是啊,像齊凱爸爸這樣經驗豐富的老公安,麵對這些尚未成年、疏於管教、生活環境惡劣的孩子都無能為力,麵對自己的孩子,那更是獨束手無策、仰天長歎了。
一天放學以後,我到齊凱家去家訪。齊凱的父親出來迎接我。“她媽媽呢?”我問。他爸爸歪了一下頭,看了一眼緊閉的房門。
我立刻明白了,他的媽媽在家,就在房間裡。
家訪以來第一次遭到這樣的冷遇。
齊凱的父親用沉悶而沙啞的聲音對我說的第一句話是“齊凱有一個哥哥……”“哦……”我環視了一下周邊。
“夏老師,他已經不在了……”
“啊……”
他的聲音更加低沉,“他的哥哥非常活潑可愛,給家裡帶來了許多的歡笑。三歲的時候感染上流感,誘發了他的心臟病發作,導致心力衰竭……”
我心裡很難受,都不知道用什麼語言來安慰他,隻有默默地坐著,注視著他尤為憔悴臉龐的目光不由自主地轉向那扇緊閉的房門。
“齊凱生下來以後,也查出有先天性心臟病!”他突然提高了聲調,說這句話的時候語言非常流暢。看得出來,他是下了很大的決心,一口氣將這樣一個殘酷的事實擺在我的麵前。
我難受得無法形容。
哦,難怪他的媽媽……
難怪他父母深不得,淺不得。
我同情他的父母,也心疼著這個不懂事的“家夥”。從此以後我也儘量不對他大呼小叫,但是我依然會恨鐵不成鋼。
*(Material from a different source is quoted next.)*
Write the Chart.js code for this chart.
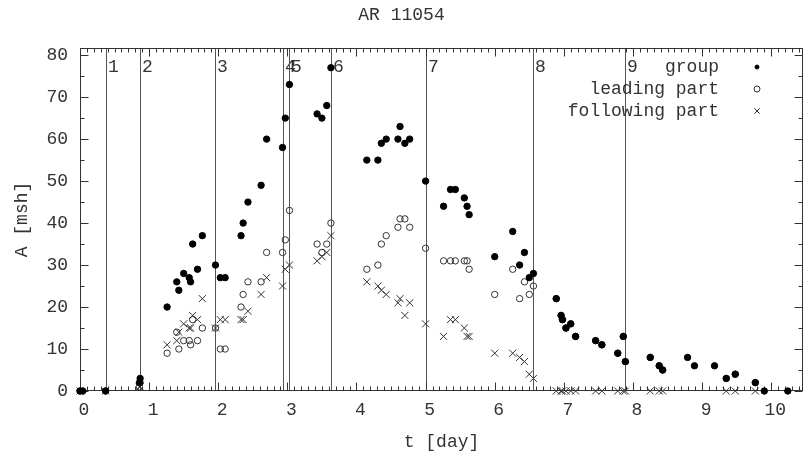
<!DOCTYPE html>
<html>
<head>
<meta charset="utf-8">
<title>AR 11054</title>
<script src="https://cdn.jsdelivr.net/npm/chart.js@4.4.0/dist/chart.umd.min.js"></script>
<style>
  body { margin: 0; background: #fff; }
</style>
</head>
<body>
<canvas id="areaChart" width="809" height="459"></canvas>
<script>
// observation times [day] and areas [msh]; null = no value for that part
const days = [0.00, 0.04, 0.37, 0.86, 0.87, 1.26, 1.40, 1.43, 1.50, 1.58, 1.60, 1.63, 1.70, 1.77,
  1.96, 2.03, 2.10, 2.33, 2.36, 2.43, 2.62, 2.70, 2.93, 2.97, 3.03, 3.43, 3.50, 3.57, 3.63,
  4.15, 4.31, 4.36, 4.43, 4.60, 4.63, 4.70, 4.77, 5.00, 5.26, 5.36, 5.43, 5.56, 5.60, 5.63,
  6.00, 6.26, 6.36, 6.43, 6.50, 6.56, 6.89, 6.96, 6.98, 7.03, 7.10, 7.17, 7.46, 7.55, 7.78,
  7.86, 7.89, 8.25, 8.38, 8.43, 8.79, 8.89, 9.18, 9.35, 9.48, 9.77, 9.90, 10.24];
const groupArea = [0, 0, 0, 2, 3, 20, 26, 24, 28, 27, 26, 35, 29, 37,
  30, 27, 27, 37, 40, 45, 49, 60, 58, 65, 73, 66, 65, 68, 77,
  55, 55, 59, 60, 60, 63, 59, 60, 50, 44, 48, 48, 46, 44, 42,
  32, 38, 30, 33, 27, 28, 22, 18, 17, 15, 16, 13, 12, 11, 9,
  13, 7, 8, 6, 5, 8, 6, 6, 3, 4, 2, 0, 0];
const leadingArea = [0, null, 0, 1, 2, 9, 14, 10, 12, 12, 11, 17, 12, 15,
  15, 10, 10, 20, 23, 26, 26, 33, 33, 36, 43, 35, 33, 35, 40,
  29, 30, 35, 37, 39, 41, 41, 39, 34, 31, 31, 31, 31, 31, 29,
  23, 29, 22, 26, 23, 25, 22, 18, 17, 15, 16, 13, 12, 11, 9,
  13, 7, 8, 6, 5, null, null, null, 3, 4, 2, null, null];
const followingArea = [0, null, 0, 1, 1, 11, 12, 14, 16, 15, 15, 18, 17, 22,
  15, 17, 17, 17, 17, 19, 23, 27, 25, 29, 30, 31, 32, 33, 37,
  26, 25, 24, 23, 21, 22, 18, 21, 16, 13, 17, 17, 15, 13, 13,
  9, 9, 8, 7, 4, 3, 0, 0, 0, 0, 0, 0, 0, 0, 0,
  0, 0, 0, 0, 0, null, null, null, 0, 0, 0, null, null];

// marked moments (vertical lines)
const eventDays = [0.37, 0.87, 1.96, 2.93, 3.03, 3.63, 5.00, 6.56, 7.89];
const eventLabels = ['1', '2', '3', '4', '5', '6', '7', '8', '9'];

const xTicks = [0, 1, 2, 3, 4, 5, 6, 7, 8, 9, 10];
const yTicks = [0, 10, 20, 30, 40, 50, 60, 70, 80];

const FONT_FAMILY = "'Liberation Mono', 'DejaVu Sans Mono', monospace";
const TEXT = '#333';

function points(values) {
  return days.map((d, i) => ({ x: d, y: values[i] })).filter(p => p.y !== null);
}

const frame = {
  id: 'frame',
  beforeDatasetsDraw(chart) {
    const { ctx, chartArea: a, scales: { x, y } } = chart;
    ctx.save();
    ctx.lineWidth = 1;

    // event lines and their numbers
    ctx.strokeStyle = '#555';
    ctx.fillStyle = TEXT;
    ctx.font = '18px ' + FONT_FAMILY;
    ctx.textAlign = 'left';
    ctx.textBaseline = 'middle';
    eventDays.forEach((d, i) => {
      const px = Math.round(x.getPixelForValue(d)) + 0.5;
      ctx.beginPath();
      ctx.moveTo(px, a.top);
      ctx.lineTo(px, a.bottom);
      ctx.stroke();
      ctx.fillText(eventLabels[i], px + 1.5, a.top + 19);
    });

    // frame
    ctx.strokeStyle = '#333';
    const L = Math.round(a.left) + 0.5, R = Math.round(a.right) - 0.5;
    const T = Math.round(a.top) + 0.5, B = Math.round(a.bottom) - 0.5;
    ctx.strokeRect(L, T, R - L, B - T);

    // inward ticks, mirrored
    ctx.beginPath();
    for (let k = 0; k * 0.1 <= x.max; k++) {
      const v = k * 0.1;
      const len = k % 10 === 0 ? 8 : 4;
      const px = Math.round(x.getPixelForValue(v)) + 0.5;
      ctx.moveTo(px, B); ctx.lineTo(px, B - len);
      ctx.moveTo(px, T); ctx.lineTo(px, T + len);
    }
    for (let v = 0; v <= y.max; v += 5) {
      const len = v % 10 === 0 ? 8 : 4;
      const py = Math.round(y.getPixelForValue(v)) + 0.5;
      ctx.moveTo(L, py); ctx.lineTo(L + len, py);
      ctx.moveTo(R, py); ctx.lineTo(R - len, py);
    }
    ctx.stroke();
    ctx.restore();
  },
  afterDraw(chart) {
    // legend, gnuplot style: text right aligned, symbol to the right
    const { ctx } = chart;
    const sizes = [2, 3, 3.8];
    ctx.save();
    ctx.font = '18px ' + FONT_FAMILY;
    ctx.textAlign = 'right';
    ctx.textBaseline = 'middle';
    chart.data.datasets.forEach((ds, i) => {
      const yy = 67 + i * 22;
      ctx.fillStyle = TEXT;
      ctx.fillText(ds.label, 719, yy);
      ctx.strokeStyle = ds.borderColor;
      ctx.fillStyle = ds.backgroundColor;
      ctx.lineWidth = 1;
      Chart.helpers.drawPoint(ctx, {
        pointStyle: ds.pointStyle, radius: sizes[i], borderWidth: 1, rotation: 0
      }, 757, yy);
    });
    ctx.restore();
  }
};

new Chart(document.getElementById('areaChart'), {
  type: 'scatter',
  data: {
    datasets: [{
      label: 'group',
      data: points(groupArea),
      pointStyle: 'circle',
      pointRadius: 3.2,
      borderWidth: 1,
      borderColor: '#000',
      backgroundColor: '#000',
      clip: false
    }, {
      label: 'leading part',
      data: points(leadingArea),
      pointStyle: 'circle',
      pointRadius: 3.2,
      borderWidth: 1,
      borderColor: '#333',
      backgroundColor: 'rgba(0,0,0,0)',
      clip: false
    }, {
      label: 'following part',
      data: points(followingArea),
      pointStyle: 'crossRot',
      pointRadius: 5,
      borderWidth: 1,
      borderColor: '#333',
      backgroundColor: 'rgba(0,0,0,0)',
      clip: false
    }]
  },
  options: {
    responsive: false,
    animation: false,
    layout: { padding: { left: 0, right: 6, top: 0, bottom: 0 } },
    plugins: {
      legend: { display: false },
      tooltip: { enabled: false },
      title: {
        display: true,
        text: 'AR 11054',
        color: TEXT,
        font: { family: FONT_FAMILY, size: 18, weight: 'normal' },
        padding: { top: 4, bottom: 22.4 }
      }
    },
    scales: {
      x: {
        type: 'linear',
        min: 0,
        max: 10.46,
        grid: { display: false, drawTicks: false },
        border: { display: false },
        afterBuildTicks: s => { s.ticks = xTicks.map(v => ({ value: v })); },
        afterFit: s => { s.height = 68; },
        ticks: {
          color: TEXT,
          padding: 8,
          labelOffset: 4,
          maxRotation: 0,
          font: { family: FONT_FAMILY, size: 18 }
        },
        title: {
          display: true,
          text: 't [day]',
          color: TEXT,
          font: { family: FONT_FAMILY, size: 18 },
          padding: { top: 0, bottom: 6 }
        }
      },
      y: {
        min: 0,
        max: 81.7,
        grid: { display: false, drawTicks: false },
        border: { display: false },
        afterBuildTicks: s => { s.ticks = yTicks.map(v => ({ value: v })); },
        afterFit: s => { s.width = 80; },
        ticks: {
          color: TEXT,
          padding: 12,
          font: { family: FONT_FAMILY, size: 18 }
        },
        title: {
          display: true,
          text: 'A [msh]',
          color: TEXT,
          font: { family: FONT_FAMILY, size: 18 },
          padding: { top: 11, bottom: 0 }
        }
      }
    }
  },
  plugins: [frame]
});
</script>
</body>
</html>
“你還能不要踩高壓線啊?”我對他說,“你為什麼要打架,你怎麼就打不夠的打?你不打架會死啊,你還知道,你打架才會死啊!”
我急得居然說起了繞口令。
說他不懂事吧,他有時也很懂事,他看我著急的樣子,他也會說“我知道了,夏老師,沒有事!”他笑著答應著。